▸ **WORK TO BE COMPLETED**: From the very first line of the data to the line containing "0.06, 0.07, 0.08];", retype everything exactly, leaving the pictures behind.

▸ **DATA SHOWN**:
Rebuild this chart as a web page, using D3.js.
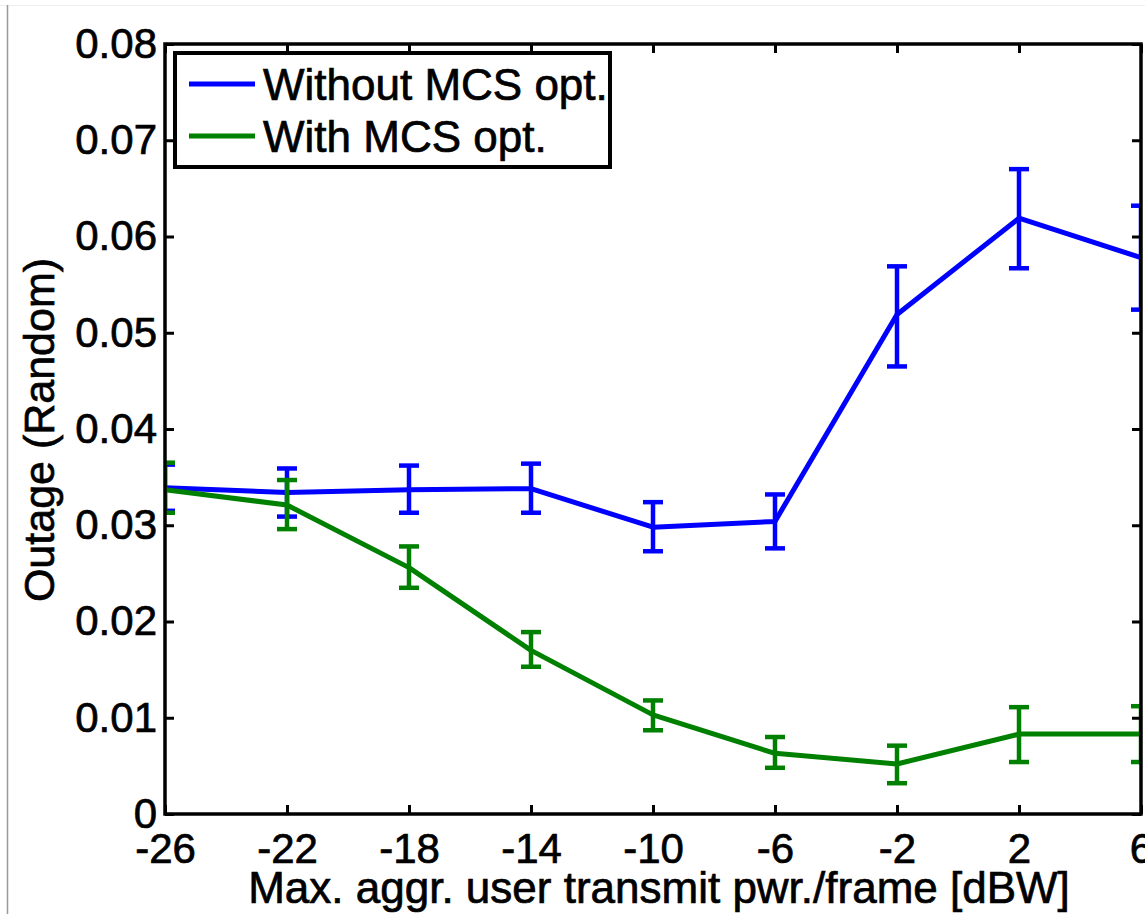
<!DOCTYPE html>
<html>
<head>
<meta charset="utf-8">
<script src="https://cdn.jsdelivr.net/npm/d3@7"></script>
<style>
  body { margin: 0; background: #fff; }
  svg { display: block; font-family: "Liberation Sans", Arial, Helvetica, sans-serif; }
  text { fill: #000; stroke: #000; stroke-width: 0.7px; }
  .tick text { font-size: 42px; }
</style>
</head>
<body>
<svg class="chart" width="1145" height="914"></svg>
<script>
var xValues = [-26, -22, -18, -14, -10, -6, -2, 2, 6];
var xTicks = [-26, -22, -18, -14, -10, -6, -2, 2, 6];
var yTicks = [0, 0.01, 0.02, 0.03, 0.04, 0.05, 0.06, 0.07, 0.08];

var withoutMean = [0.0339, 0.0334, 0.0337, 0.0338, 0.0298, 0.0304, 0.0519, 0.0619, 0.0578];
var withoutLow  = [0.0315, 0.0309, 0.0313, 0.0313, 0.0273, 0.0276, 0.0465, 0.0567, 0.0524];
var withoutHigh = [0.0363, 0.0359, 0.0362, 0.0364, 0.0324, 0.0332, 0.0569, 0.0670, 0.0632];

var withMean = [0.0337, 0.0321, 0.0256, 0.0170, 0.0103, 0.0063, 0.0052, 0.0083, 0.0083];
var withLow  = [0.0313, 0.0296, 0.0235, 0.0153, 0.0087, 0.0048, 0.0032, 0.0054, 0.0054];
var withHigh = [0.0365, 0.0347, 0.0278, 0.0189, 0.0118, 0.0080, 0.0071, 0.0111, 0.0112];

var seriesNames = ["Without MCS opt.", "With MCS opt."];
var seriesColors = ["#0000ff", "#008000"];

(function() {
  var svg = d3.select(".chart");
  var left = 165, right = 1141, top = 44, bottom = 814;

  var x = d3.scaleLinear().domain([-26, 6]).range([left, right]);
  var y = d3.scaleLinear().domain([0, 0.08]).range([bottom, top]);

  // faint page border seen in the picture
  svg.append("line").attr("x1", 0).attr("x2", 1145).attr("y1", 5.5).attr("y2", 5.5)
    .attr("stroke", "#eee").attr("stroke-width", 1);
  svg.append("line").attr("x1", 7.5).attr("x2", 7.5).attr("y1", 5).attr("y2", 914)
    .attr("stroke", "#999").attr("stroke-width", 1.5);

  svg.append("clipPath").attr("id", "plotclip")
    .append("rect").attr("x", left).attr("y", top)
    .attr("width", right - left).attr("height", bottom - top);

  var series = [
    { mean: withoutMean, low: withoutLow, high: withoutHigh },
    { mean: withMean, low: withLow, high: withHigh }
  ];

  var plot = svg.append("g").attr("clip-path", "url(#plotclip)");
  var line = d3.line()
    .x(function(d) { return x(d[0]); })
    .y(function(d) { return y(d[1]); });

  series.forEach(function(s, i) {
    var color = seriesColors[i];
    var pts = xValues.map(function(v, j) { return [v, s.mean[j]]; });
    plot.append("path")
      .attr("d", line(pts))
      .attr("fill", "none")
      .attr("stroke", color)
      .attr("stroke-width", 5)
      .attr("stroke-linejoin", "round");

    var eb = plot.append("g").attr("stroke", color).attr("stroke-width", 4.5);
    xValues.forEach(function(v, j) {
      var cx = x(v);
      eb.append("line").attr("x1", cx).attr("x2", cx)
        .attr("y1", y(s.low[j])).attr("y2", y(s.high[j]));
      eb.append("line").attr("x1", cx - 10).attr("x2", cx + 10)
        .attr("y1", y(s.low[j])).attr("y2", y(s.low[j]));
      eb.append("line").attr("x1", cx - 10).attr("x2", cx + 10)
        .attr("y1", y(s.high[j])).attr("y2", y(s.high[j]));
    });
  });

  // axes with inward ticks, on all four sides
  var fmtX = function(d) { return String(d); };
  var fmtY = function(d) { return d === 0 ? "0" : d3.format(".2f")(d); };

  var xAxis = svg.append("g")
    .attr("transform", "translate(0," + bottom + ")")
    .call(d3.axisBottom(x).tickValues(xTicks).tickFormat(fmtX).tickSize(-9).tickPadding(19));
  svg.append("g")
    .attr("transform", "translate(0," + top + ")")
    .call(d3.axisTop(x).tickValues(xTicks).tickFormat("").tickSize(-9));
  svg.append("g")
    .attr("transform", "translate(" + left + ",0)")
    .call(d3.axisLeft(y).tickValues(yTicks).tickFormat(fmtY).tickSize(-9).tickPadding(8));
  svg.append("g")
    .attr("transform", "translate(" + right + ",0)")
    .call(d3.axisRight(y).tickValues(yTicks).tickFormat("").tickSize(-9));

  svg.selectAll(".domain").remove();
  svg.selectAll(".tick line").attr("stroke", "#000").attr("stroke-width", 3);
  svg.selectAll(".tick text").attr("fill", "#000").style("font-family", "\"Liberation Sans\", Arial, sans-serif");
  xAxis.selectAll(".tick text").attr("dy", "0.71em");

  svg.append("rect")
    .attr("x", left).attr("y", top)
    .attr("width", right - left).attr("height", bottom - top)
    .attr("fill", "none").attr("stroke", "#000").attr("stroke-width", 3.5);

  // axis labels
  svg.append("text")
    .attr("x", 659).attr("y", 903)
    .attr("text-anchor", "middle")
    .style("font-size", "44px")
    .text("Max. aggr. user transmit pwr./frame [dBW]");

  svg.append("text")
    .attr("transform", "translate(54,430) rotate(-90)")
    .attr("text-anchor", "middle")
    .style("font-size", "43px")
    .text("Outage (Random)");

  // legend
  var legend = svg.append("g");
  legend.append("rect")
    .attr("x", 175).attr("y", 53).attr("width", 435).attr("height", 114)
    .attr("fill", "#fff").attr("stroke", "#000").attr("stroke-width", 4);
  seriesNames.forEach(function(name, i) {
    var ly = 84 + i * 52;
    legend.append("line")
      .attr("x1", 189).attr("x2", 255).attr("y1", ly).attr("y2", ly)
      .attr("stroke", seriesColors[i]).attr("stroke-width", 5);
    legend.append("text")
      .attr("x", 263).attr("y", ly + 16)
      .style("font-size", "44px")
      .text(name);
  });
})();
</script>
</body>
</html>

▸ **OUTPUT BELOW**:
Rebuild this chart as a web page, using D3.js.
<!DOCTYPE html>
<html>
<head>
<meta charset="utf-8">
<script src="https://cdn.jsdelivr.net/npm/d3@7"></script>
<style>
  body { margin: 0; background: #fff; }
  svg { display: block; font-family: "Liberation Sans", Arial, Helvetica, sans-serif; }
  text { fill: #000; stroke: #000; stroke-width: 0.7px; }
  .tick text { font-size: 42px; }
</style>
</head>
<body>
<svg class="chart" width="1145" height="914"></svg>
<script>
var xValues = [-26, -22, -18, -14, -10, -6, -2, 2, 6];
var xTicks = [-26, -22, -18, -14, -10, -6, -2, 2, 6];
var yTicks = [0, 0.01, 0.02, 0.03, 0.04, 0.05, 0.06, 0.07, 0.08];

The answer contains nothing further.